Na mensagem reproduzida acima, “Dirpf” significa “Declaração de Imposto de Renda Pessoa Física” e “Dercat” é referência à “Declaração de Regularização Cambial e Tributária”, documento referente ao programa para regularização de ativos mantidos no exterior, lançado em 2016.

Os vazamentos publicados pela Folha em parceria com o Intercept ainda sugerem que a Lava Jato buscou acesso amplo às informações deste programa, mas tinha receio que essa consulta expusesse quais seriam os próximos alvos da operação. A lei brasileira permite que o Ministério Público solicite informações à Receita Federal durante investigações, mas desde que formalmente e com fundamentação.
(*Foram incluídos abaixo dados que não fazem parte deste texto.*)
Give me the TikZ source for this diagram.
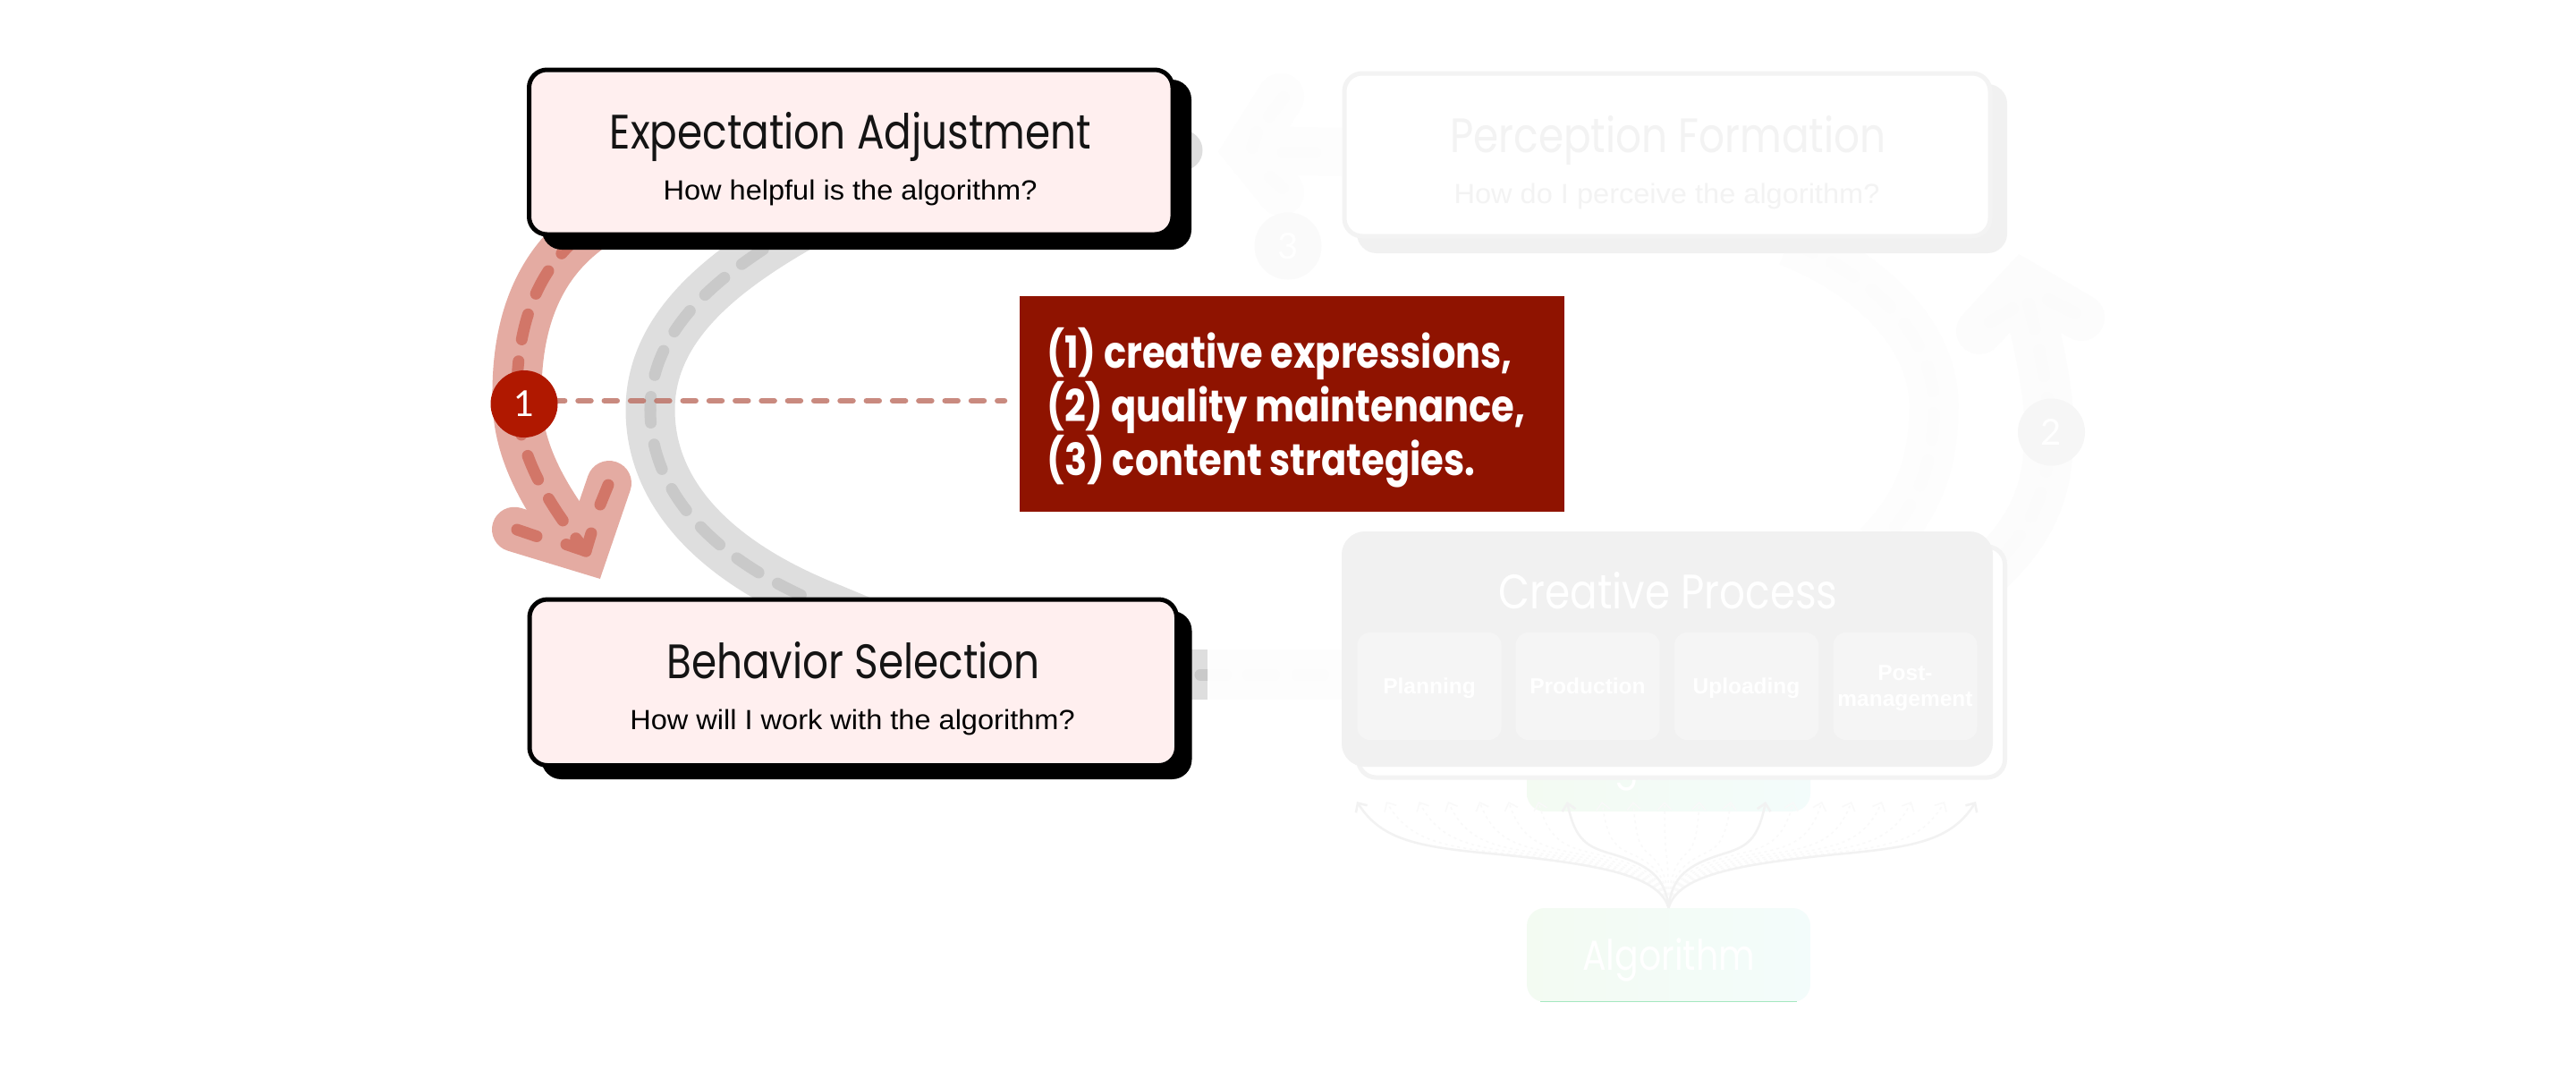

Para casos abrangentes, é preciso autorização judicial.

Outro lado

Ao ser comunicada do conteúdo das mensagens vazadas, a força-tarefa e a Receita Federal optaram em não se manifestar sobre o caráter informal dos pedidos de informação feitos pela Operação Lava Jato ao Fisco, mas afirmaram ser “perfeitamente legal – comum e salutar no combate ao crime organizado – o intercâmbio de informações” entre as partes.

Sobre os pedidos de acesso ao programa de regularização de ativos no exterior, a força-tarefa se defendeu dizendo que atuou dessa maneira para proteger a identidade dos novos alvos da operação, garantindo o andamento das investigações. Por fim, o grupo voltou a repetir que não reconhece a autenticidade das mensagens obtidas pelo The Intercept Brasil.

A Receita Federal, por sua vez, afirmou que seu escritório em Curitiba respeita regras do Código Tributário Nacional, que exige procedimentos formais para troca de informações, e que o Ministério Público Federal tem “poder de requisitar informações protegidas por sigilo fiscal”.

Já o ex-auditor e atual presidente do Coaf, Roberto Leonel, por meio da assessoria de imprensa do Ministério da Fazenda, onde hoje está alocado o órgão, declarou que não iria se manifestar sobre as mensagens vazadas.